I’m fighting a losing battle. I can’t tell this story the way it should be told. This whole hotchpotch of characters, events, dates, and the infinite branching of cause and effect—and these people, these real people who actually existed. I’m barely able to mention a tiny fragment of their lives, their actions, their thoughts. I keep banging my head against the wall of history.
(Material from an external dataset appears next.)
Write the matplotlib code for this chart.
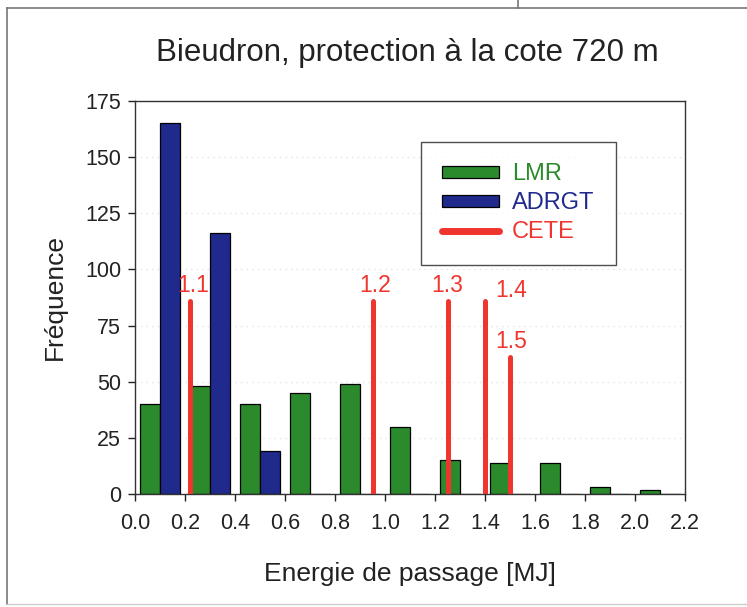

There’s counter evidence—plenty—that Binet is ultimately trying to antagonize fiction itself (p. 106: “If I do [invent/visualize a meeting], it will be the clinching proof that fiction does not respect anything.”), but Wood is short-changing HHhH and Binet’s accomplishment by attempting to slot it either into the either/or binary of accurate historical fiction or postmodernly self-aware play. Look again: I keep banging my head against the wall of history. You should know that Heydrich dies, though not as his assassins had planned (there’s a jammed gun). You should know that the heroes do not survive. You should know that Binet’s wildly in love with Prague in the way only someone not from a place can be—he loves it as a spouse, he’s ensorceled. You should know that the book ends with a theoretical scene, with Binet’s narrator explaining what he’d like to be able to write—meaning, at book’s close, Binet’s still banging his head against history’s wall, wrestling with the desire to make the book/scene that’d satisfy him while also wrestling with the fact that history doesn’t much budge. I’d argue the book carries such charge (and what charge, good lord: wait till year-end lists) because Binet’s ultimately offering a new literary experience, one in which a 21st century author, armed to the teeth with awareness and a bevy of older forms, tries to tackle the past honestly, bringing every possible tool to bear. The book is not an answer, is not Binet saying how we should approach history, how we should transmit old stories: it’s his idiosyncratic try, exuberant and breathless and wonderful throughout.